Foreign tourist dollar
Although technically not another exchange rate, the “foreign tourist dollar” is a measure launched by the government that allows tourists — or anyone with a foreign credit or debit card — to get their purchases in the country processed with the MEP rate. And no, it’s not the same as the regular tourist (or Qatar) dollar. Before the foreign tourist dollar was introduced, purchases were processed at the official rate (approximately 96% less).
The government did this as a way to make the country cheaper for tourists and dissuade them from dangerously spelunking in dangerous “caves” or climbing “little trees.”
When Coldplay sold out nine concerts in Buenos Aires last year, people started wondering which exchange rate they would use to take home the pesos thousands of Argentines paid to listen to “Fix You” or “Viva La Vida”?

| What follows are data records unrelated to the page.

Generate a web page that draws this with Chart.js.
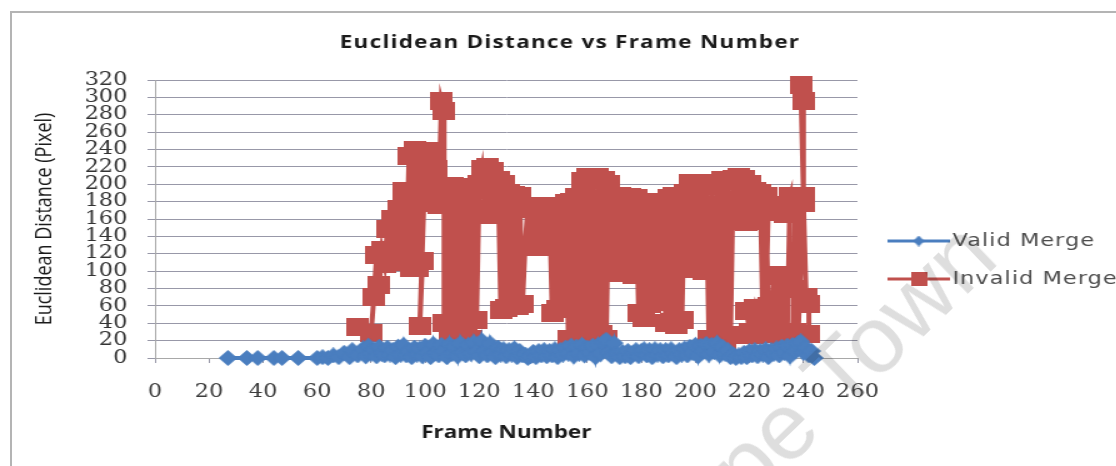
<!DOCTYPE html>
<html>
<head>
<meta charset="utf-8">
<title>Euclidean Distance vs Frame Number</title>
<script src="https://cdn.jsdelivr.net/npm/chart.js@4.4.0/dist/chart.umd.min.js"></script>
<style>
  html, body { margin:0; padding:0; background:#fff; overflow:hidden; }
  .frame { position:absolute; left:10px; top:11px; width:1120px; height:470px;
           border-top:2px solid #b4b4b4; border-left:2px solid #b4b4b4; }
  .wrap { position:absolute; left:0; top:0; width:893px; height:466px;
          transform:scaleX(1.25); transform-origin:0 0; }
  .mark { position:absolute; left:600px; top:528px; transform-origin:0 0; transform:rotate(-44deg);
          font:95px "Liberation Sans"; color:rgba(0,0,0,0.13); white-space:nowrap; pointer-events:none; }
</style>
</head>
<body>
<div class="frame"></div>
<div class="wrap"><canvas id="myChart" width="893" height="466"></canvas></div>
<div class="mark">Cape Town</div>
<script>
// 축 눈금
var v_xTicks = [0,20,40,60,80,100,120,140,160,180,200,220,240,260];
var v_yTicks = [0,20,40,60,80,100,120,140,160,180,200,220,240,260,280,300,320];

// Valid Merge : [frame, distance]
var v_valid = [
  [27,0],[34,0],[38,0],[44,0],[47,0],[53,0],[60,0],[62,1],[64,0],[66,3],[68,1],[70,6],[72,1],[73,9],
  [75,3],[77,11],[78,2],[79,14],[80,5],[81,10],[82,2],[83,13],[84,5],[85,3],[86,12],[87,4],[88,9],
  [89,1],[90,13],[91,4],[92,15],[93,3],[94,8],[95,1],[96,12],[97,4],[98,11],[99,2],[100,14],[101,6],
  [102,1],[103,16],[104,6],[105,3],[106,15],[107,8],[108,1],[109,16],[110,5],[111,13],[112,2],[113,17],
  [114,6],[115,3],[116,15],[117,5],[118,18],[119,7],[120,2],[121,20],[122,8],[123,3],[124,17],[125,6],
  [126,1],[127,12],[128,4],[129,10],[130,2],[131,9],[132,4],[133,11],[134,1],[135,8],[136,3],[137,4],
  [138,0],[139,2],[140,7],[141,1],[142,8],[143,3],[144,9],[145,2],[146,8],[147,3],[148,10],[149,1],
  [150,9],[151,4],[152,12],[153,5],[154,14],[155,2],[156,13],[157,5],[158,15],[159,3],[160,12],[161,6],
  [162,14],[163,1],[164,15],[165,5],[166,18],[167,21],[168,6],[169,2],[170,17],[171,5],[172,1],[173,7],
  [174,2],[175,8],[176,1],[177,6],[178,9],[179,2],[180,8],[181,10],[182,3],[183,9],[184,1],[185,10],
  [186,4],[187,9],[188,2],[189,9],[190,3],[191,10],[192,5],[193,1],[194,9],[195,4],[196,11],[197,3],
  [198,13],[199,6],[200,15],[201,2],[202,14],[203,8],[204,16],[205,4],[206,15],[207,7],[208,17],[209,3],
  [210,13],[211,5],[212,9],[213,1],[214,4],[215,0],[216,3],[217,1],[218,6],[219,1],[220,8],[221,3],
  [222,9],[223,2],[224,8],[225,4],[226,10],[227,1],[228,9],[229,5],[230,11],[231,3],[232,13],[233,6],
  [234,14],[235,2],[236,15],[237,8],[238,17],[239,19],[240,6],[241,12],[242,3],[243,8],[244,0]
];

// Invalid Merge : [frame, distance]
var v_invalid = [
  [75,36],[80,29],[81,70],[82,118],[83,84],[84,124],[85,108],[86,148],[87,112],[88,160],[89,118],
  [90,172],[91,112],[92,192],[93,110],[94,232],[95,104],[96,240],[97,104],[98,232],[99,112],[98,37],
  [100,226],[101,182],[102,238],[103,178],[104,218],[105,176],[106,296],[107,284],[107,40],[108,195],
  [109,30],[110,198],[111,36],[112,192],[113,25],[114,196],[115,30],[116,190],[117,22],[118,197],
  [119,44],[120,200],[121,217],[122,172],[123,220],[124,165],[125,215],[126,170],[127,205],[128,55],
  [129,200],[130,58],[131,190],[132,60],[133,188],[134,60],[135,186],[136,62],[137,130],[138,175],
  [139,128],[140,172],[141,132],[142,174],[143,128],[144,172],[145,130],[146,175],[147,52],[148,170],
  [149,56],[150,175],[151,60],[152,178],[153,22],[154,180],[155,20],[156,185],[157,24],[158,204],
  [159,20],[160,208],[161,26],[162,206],[163,18],[164,208],[165,28],[166,205],[167,22],[168,200],
  [169,100],[170,185],[171,98],[172,186],[173,102],[174,184],[175,100],[176,185],[177,96],[178,184],
  [179,52],[180,180],[181,46],[182,178],[183,62],[184,176],[185,64],[186,178],[187,66],[188,180],
  [189,40],[190,184],[191,42],[192,186],[193,38],[194,185],[195,44],[196,190],[197,104],[198,201],
  [199,102],[200,200],[201,106],[202,202],[203,100],[204,198],[205,22],[206,200],[207,20],[208,198],
  [209,24],[210,205],[211,20],[212,204],[213,26],[214,206],[215,160],[216,208],[217,158],[218,206],
  [219,156],[220,200],[221,160],[222,192],[223,158],[224,190],[225,40],[226,186],[227,60],[225,28],
  [223,56],[221,26],[219,54],[220,30],[222,58],[224,30],[226,50],[227,176],[229,168],[231,174],
  [233,166],[235,186],[234,30],[233,96],[232,26],[231,94],[230,28],[229,96],[228,30],[236,24],
  [237,182],[236,80],[238,186],[237,30],[239,178],[238,24],[240,186],[239,314],[240,296],[240,178],
  [241,70],[242,62],[242,28]
];

var v_title = 'Euclidean Distance vs Frame Number';
var v_blue = '#4a7ebf';
var v_red = '#c0504d';

// 마커 이미지 만들기
function f_marker(p_kind, p_color, p_w, p_h){
  var v_c = document.createElement('canvas');
  v_c.width = p_w; v_c.height = p_h;
  var g = v_c.getContext('2d');
  g.fillStyle = p_color;
  if(p_kind == 'rect'){
    g.fillRect(0, 0, p_w, p_h);
  } else {
    g.beginPath();
    g.moveTo(p_w/2, 0); g.lineTo(p_w, p_h/2); g.lineTo(p_w/2, p_h); g.lineTo(0, p_h/2);
    g.closePath(); g.fill();
  }
  return v_c;
}

function f_points(p_arr){
  return p_arr.map(function(p){ return {x:p[0], y:p[1]}; });
}

function f_ticks(p_list){
  return function(p_scale){
    p_scale.ticks = p_list.map(function(v){ return {value:v}; });
  };
}

// 제목 + 범례 (선 + 마커 + 글자)
var v_textPlugin = {
  id: 'titleLegend',
  afterDraw: function(chart){
    var ctx = chart.ctx;
    ctx.save();
    ctx.letterSpacing = '1px';
    ctx.fillStyle = '#1a1a1a';
    ctx.font = 'bold 18px "Open Sans"';
    ctx.textAlign = 'center';
    ctx.textBaseline = 'middle';
    ctx.fillText(v_title, 456, 43);

    var v_rows = [241, 279];
    chart.data.datasets.forEach(function(ds, i){
      var y = v_rows[i];
      ctx.strokeStyle = ds.borderColor;
      ctx.lineWidth = 3;
      ctx.beginPath(); ctx.moveTo(710, y); ctx.lineTo(760, y); ctx.stroke();
      var m = ds.legendMarker;
      ctx.drawImage(m, 735 - m.width/2, y - m.height/2);
      ctx.fillStyle = '#4d4d4d';
      ctx.font = '18px "DejaVu Sans"';
      ctx.letterSpacing = '0.8px';
      ctx.textAlign = 'left';
      ctx.fillText(ds.label, 762, y);
    });
    ctx.restore();
  }
};

var v_gridColor = '#9898a8';

var ctx = document.getElementById('myChart').getContext('2d');
var myChart = new Chart(ctx, {
  type: 'scatter',
  data: {
    datasets: [{
      label: 'Valid Merge',
      data: f_points(v_valid),
      showLine: true,
      borderColor: v_blue,
      backgroundColor: v_blue,
      borderWidth: 4,
      pointStyle: f_marker('diamond', v_blue, 15, 16),
      legendMarker: f_marker('diamond', v_blue, 9, 11),
      clip: false
    }, {
      label: 'Invalid Merge',
      data: f_points(v_invalid),
      showLine: true,
      borderColor: v_red,
      backgroundColor: v_red,
      borderWidth: 4,
      pointStyle: f_marker('rect', v_red, 18, 18),
      legendMarker: f_marker('rect', v_red, 13, 14),
      clip: false
    }]
  },
  options: {
    responsive: false,
    animation: false,
    events: [],
    layout: { padding: { left: 0, right: 207, top: 80, bottom: 0 } },
    plugins: {
      legend: { display: false },
      tooltip: { enabled: false },
      title: { display: false }
    },
    scales: {
      x: {
        type: 'linear',
        min: 0, max: 260,
        afterBuildTicks: f_ticks(v_xTicks),
        afterFit: function(s){ s.height = 108; },
        grid: { drawOnChartArea: false, drawTicks: true, tickLength: 5, color: v_gridColor },
        border: { color: '#a8a8a8', width: 1 },
        ticks: { color: '#3c3c3c', font: { family: 'DejaVu Serif', size: 18 }, padding: 19, maxRotation: 0, autoSkip: false },
        title: { display: true, text: 'Frame Number', color: '#1a1a1a',
                 font: { family: 'Open Sans', size: 18, weight: 'bold' }, padding: { top: 0, bottom: 22 } }
      },
      y: {
        min: 0, max: 320,
        afterBuildTicks: f_ticks(v_yTicks),
        afterFit: function(s){ s.width = 124; },
        grid: { color: v_gridColor, tickLength: 6, drawTicks: true },
        border: { color: '#a8a8a8', width: 1 },
        ticks: { color: '#333333', font: { family: 'DejaVu Serif', size: 18 }, padding: 16, autoSkip: false },
        title: { display: true, text: 'Euclidean Distance (Pixel)', color: '#1a1a1a',
                 font: { family: 'Open Sans', size: 18 }, padding: { top: 25, bottom: 0 } }
      }
    }
  },
  plugins: [v_textPlugin]
});
</script>
</body>
</html>
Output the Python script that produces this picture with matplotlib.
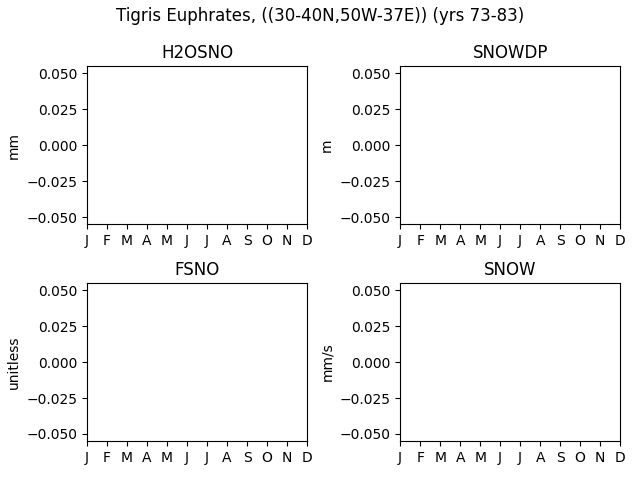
import numpy as np
import matplotlib
matplotlib.use('Agg')
import matplotlib.pyplot as plt

months = ['J', 'F', 'M', 'A', 'M', 'J', 'J', 'A', 'S', 'O', 'N', 'D']
variables = ['H2OSNO', 'SNOWDP', 'FSNO', 'SNOW']
units = ['mm', 'm', 'unitless', 'mm/s']
# no valid data in the region -> all missing
h2osno = [np.nan] * 12
snowdp = [np.nan] * 12
fsno = [np.nan] * 12
snow = [np.nan] * 12
series = [h2osno, snowdp, fsno, snow]

fig, axes = plt.subplots(2, 2, figsize=(6.4, 4.8), dpi=100)
for ax, name, unit, vals in zip(axes.flat, variables, units, series):
    ax.plot(range(12), vals)
    ax.set_title(name)
    ax.set_ylabel(unit)
    ax.set_xticks(range(12))
    ax.set_xticklabels(months)
    ax.set_xlim(0, 11)
    ax.set_ylim(-0.055, 0.055)

fig.suptitle('Tigris Euphrates, ((30-40N,50W-37E)) (yrs 73-83)', y=0.985)
fig.subplots_adjust(left=0.136, right=0.969, top=0.862, bottom=0.081,
                    wspace=0.423, hspace=0.372)
fig.savefig('out.png')
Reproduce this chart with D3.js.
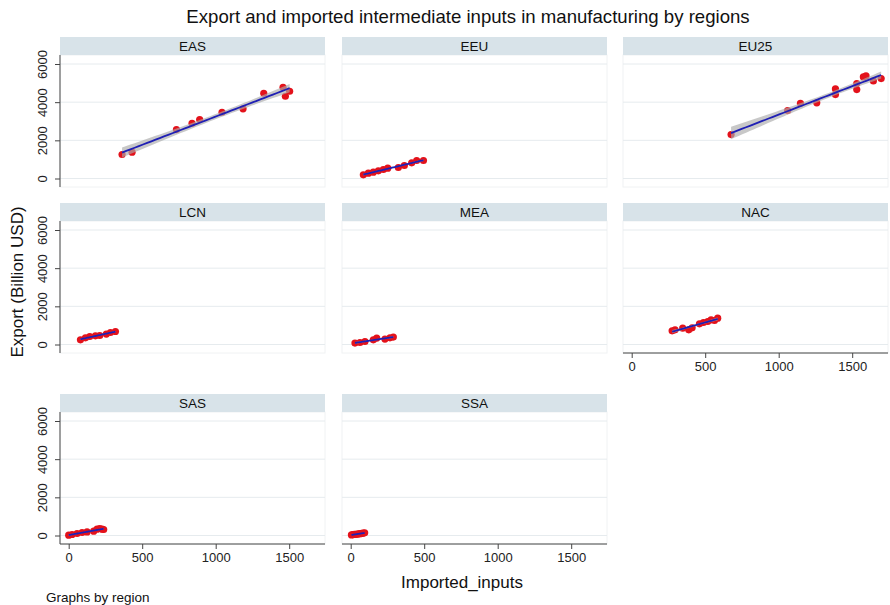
<!DOCTYPE html>
<html>
<head>
<meta charset="utf-8">
<script src="https://cdn.jsdelivr.net/npm/d3@7"></script>
<style>
  body { margin: 0; background: #fff; }
  svg { font-family: "Liberation Sans", Arial, sans-serif; }
</style>
</head>
<body>
<div id="chart"></div>
<script>
// Values (Billion USD)
const regions = ["EAS", "EEU", "EU25", "LCN", "MEA", "NAC", "SAS", "SSA"];

const importedEAS = [363, 431, 733, 839, 891, 1043, 1186, 1327, 1458, 1474, 1503];
const exportEAS   = [1257, 1377, 2565, 2895, 3089, 3471, 3649, 4466, 4780, 4309, 4571];

const importedEEU = [86, 120, 154, 188, 222, 252, 324, 365, 415, 449, 495];
const exportEEU   = [194, 277, 330, 403, 471, 539, 576, 681, 822, 942, 942];

const importedEU25 = [676, 1061, 1148, 1259, 1386, 1386, 1531, 1531, 1576, 1594, 1644, 1697];
const exportEU25   = [2304, 3560, 3944, 3963, 4695, 4398, 4974, 4660, 5323, 5375, 5113, 5236];

const importedLCN = [80, 114, 143, 182, 211, 256, 284, 318];
const exportLCN   = [246, 351, 419, 455, 471, 545, 628, 680];

const importedMEA = [29, 63, 97, 154, 177, 233, 267, 290];
const exportMEA   = [73, 105, 157, 246, 335, 283, 351, 387];

const importedNAC = [275, 295, 347, 388, 411, 461, 488, 517, 540, 563, 585];
const exportNAC   = [717, 770, 858, 770, 874, 1084, 1152, 1204, 1293, 1257, 1382];

const importedSAS = [0, 23, 57, 91, 125, 170, 193, 211, 227, 238];
const exportSAS   = [16, 52, 105, 157, 188, 225, 330, 367, 330, 314];

const importedSSA = [5, 15, 25, 35, 45, 55, 65, 75, 85, 95];
const exportSSA   = [30, 45, 55, 60, 70, 80, 95, 110, 130, 140];

const xTicks = [0, 500, 1000, 1500];
const yTicks = [0, 2000, 4000, 6000];

const series = {
    EAS: [importedEAS, exportEAS],
    EEU: [importedEEU, exportEEU],
    EU25: [importedEU25, exportEU25],
    LCN: [importedLCN, exportLCN],
    MEA: [importedMEA, exportMEA],
    NAC: [importedNAC, exportNAC],
    SAS: [importedSAS, exportSAS],
    SSA: [importedSSA, exportSSA]
};

const w = 890, h = 605;
const colLeft = [60, 342, 623];
const rowTop = [37, 203, 394];
const panelW = 265;
const stripH = 18;
const panelH = 150;

const svg = d3.select("#chart").append("svg")
    .attr("width", w)
    .attr("height", h);

// Title
svg.append("text")
    .attr("x", 468)
    .attr("y", 23)
    .attr("text-anchor", "middle")
    .attr("font-size", 18.6)
    .attr("fill", "#111")
    .text("Export and imported intermediate inputs in manufacturing by regions");

// Y axis title
svg.append("text")
    .attr("transform", "translate(23,282) rotate(-90)")
    .attr("text-anchor", "middle")
    .attr("font-size", 17)
    .attr("fill", "#111")
    .text("Export (Billion USD)");

// X axis title
svg.append("text")
    .attr("x", 462)
    .attr("y", 588)
    .attr("text-anchor", "middle")
    .attr("font-size", 17)
    .attr("fill", "#111")
    .text("Imported_inputs");

// note
svg.append("text")
    .attr("x", 46)
    .attr("y", 602)
    .attr("font-size", 13.5)
    .attr("fill", "#111")
    .text("Graphs by region");

// simple OLS with confidence band for mean
function linFit(xs, ys) {
    const n = xs.length;
    const mx = d3.mean(xs), my = d3.mean(ys);
    let sxx = 0, sxy = 0;
    xs.forEach((x, i) => { sxx += (x - mx) ** 2; sxy += (x - mx) * (ys[i] - my); });
    const b = sxy / sxx, a = my - b * mx;
    let sse = 0;
    xs.forEach((x, i) => { sse += (ys[i] - a - b * x) ** 2; });
    const s = Math.sqrt(sse / (n - 2));
    const t = 2.2;
    return {
        pred: (x) => a + b * x,
        half: (x) => t * s * Math.sqrt(1 / n + (x - mx) ** 2 / sxx)
    };
}

regions.forEach((region, idx) => {
    const col = idx % 3, row = Math.floor(idx / 3);
    const left = colLeft[col], top = rowTop[row];
    const [xs, ys] = series[region];

    const x = d3.scaleLinear().domain([0, 1500]).range([left + 8.7, left + 8.7 + 220.5]);
    const y = d3.scaleLinear().domain([0, 6000]).range([top + 141.5, top + 27]);

    const g = svg.append("g");

    // plot region
    g.append("rect")
        .attr("x", left).attr("y", top + stripH)
        .attr("width", panelW).attr("height", panelH - stripH)
        .attr("fill", "#fff")
        .attr("stroke", "#f0f2f3");

    // strip
    g.append("rect")
        .attr("x", left).attr("y", top)
        .attr("width", panelW).attr("height", stripH)
        .attr("fill", "#d8e3e9");
    g.append("text")
        .attr("x", left + panelW / 2)
        .attr("y", top + 13.5)
        .attr("text-anchor", "middle")
        .attr("font-size", 13.5)
        .attr("fill", "#111")
        .text(region);

    // gridlines
    g.selectAll(".grid")
        .data(yTicks)
        .enter()
        .append("line")
        .attr("x1", left).attr("x2", left + panelW)
        .attr("y1", (d) => y(d)).attr("y2", (d) => y(d))
        .attr("stroke", "#e6ebee")
        .attr("stroke-width", 1);

    // y axis on first column
    if (col === 0) {
        const yAxis = d3.axisLeft(y).tickValues(yTicks).tickFormat(d3.format("d")).tickSize(5);
        const ya = g.append("g")
            .attr("transform", `translate(${left},0)`)
            .call(yAxis);
        ya.select(".domain").attr("d", `M0,${top + stripH}V${top + panelH}`).attr("stroke", "#444");
        ya.selectAll(".tick line").attr("stroke", "#444");
        ya.selectAll(".tick text")
            .attr("font-size", 13)
            .attr("fill", "#222")
            .attr("font-family", "Liberation Sans, Arial, sans-serif")
            .attr("text-anchor", "middle")
            .attr("x", null).attr("dy", null)
            .attr("transform", "translate(-16,0) rotate(-90)")
            .attr("dominant-baseline", "middle");
    }

    // x axis on the bottom panel of each column
    if (row === 2 || (row === 1 && col === 2)) {
        const xAxis = d3.axisBottom(x).tickValues(xTicks).tickFormat(d3.format("d")).tickSize(5).tickPadding(4);
        const xa = g.append("g")
            .attr("transform", `translate(0,${top + panelH})`)
            .call(xAxis);
        xa.select(".domain").attr("d", `M${left},0H${left + panelW}`).attr("stroke", "#444");
        xa.selectAll(".tick line").attr("stroke", "#444");
        xa.selectAll(".tick text")
            .attr("font-size", 13)
            .attr("fill", "#222")
            .attr("font-family", "Liberation Sans, Arial, sans-serif");
    }

    // scatter points
    g.selectAll(".pt")
        .data(xs.map((v, i) => [v, ys[i]]))
        .enter()
        .append("circle")
        .attr("cx", (d) => x(d[0]))
        .attr("cy", (d) => y(d[1]))
        .attr("r", 3.6)
        .attr("fill", "#e3121b");

    // fit with confidence interval
    const fit = linFit(xs, ys);
    const grid = d3.range(0, 41).map((i) => d3.min(xs) + (d3.max(xs) - d3.min(xs)) * i / 40);

    g.append("path")
        .datum(grid)
        .attr("d", d3.area()
            .x((d) => x(d))
            .y0((d) => y(fit.pred(d) - fit.half(d)))
            .y1((d) => y(fit.pred(d) + fit.half(d))))
        .attr("fill", "#aaaaaa")
        .attr("fill-opacity", 0.65);

    g.append("path")
        .datum(grid)
        .attr("d", d3.line().x((d) => x(d)).y((d) => y(fit.pred(d))))
        .attr("fill", "none")
        .attr("stroke", "#1f1fb4")
        .attr("stroke-width", 1.8);
});
</script>
</body>
</html>
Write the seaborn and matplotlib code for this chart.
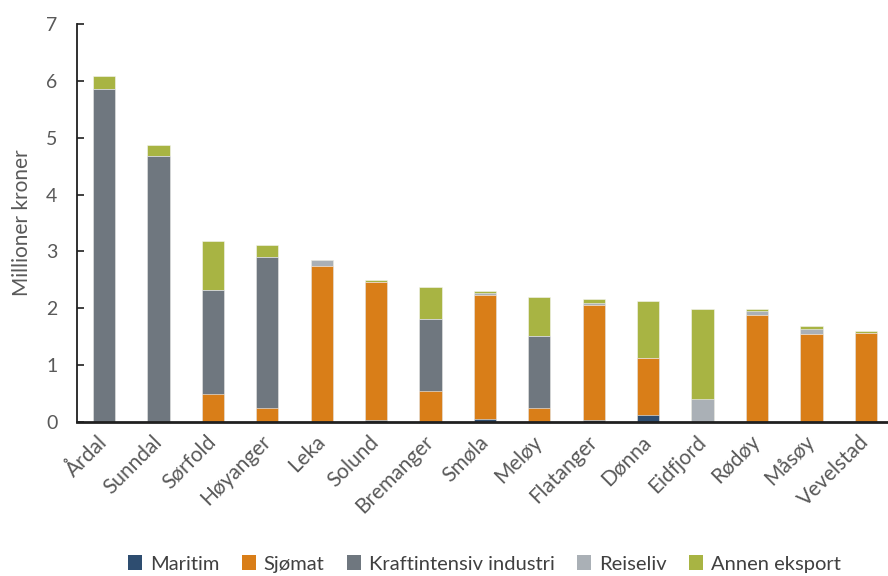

The rules would imply that it was the official rate, but businesspeople in the entertainment industry protested and got a special exchange rate of the sector, which was the official rate plus 30% (AR$455 at the time of writing). They could have settled for the official rate, but hey — if you never try, you’ll never know just what you’re worth.
Temporary exchange rates
Sometimes, the government launches exchange rates with expiry dates. For example, the “Vaca Muerta” dollar and the various iterations of the “agro dollar” or “soybean dollar” — beneficial rates aimed at oil or agricultural exporters that are higher than the official exchange rate. However, with the proposals of dollarization or “rapid exchange rate unification” some candidates are making, all of these exchange rates could soon be destined to the great rates chart in the sky.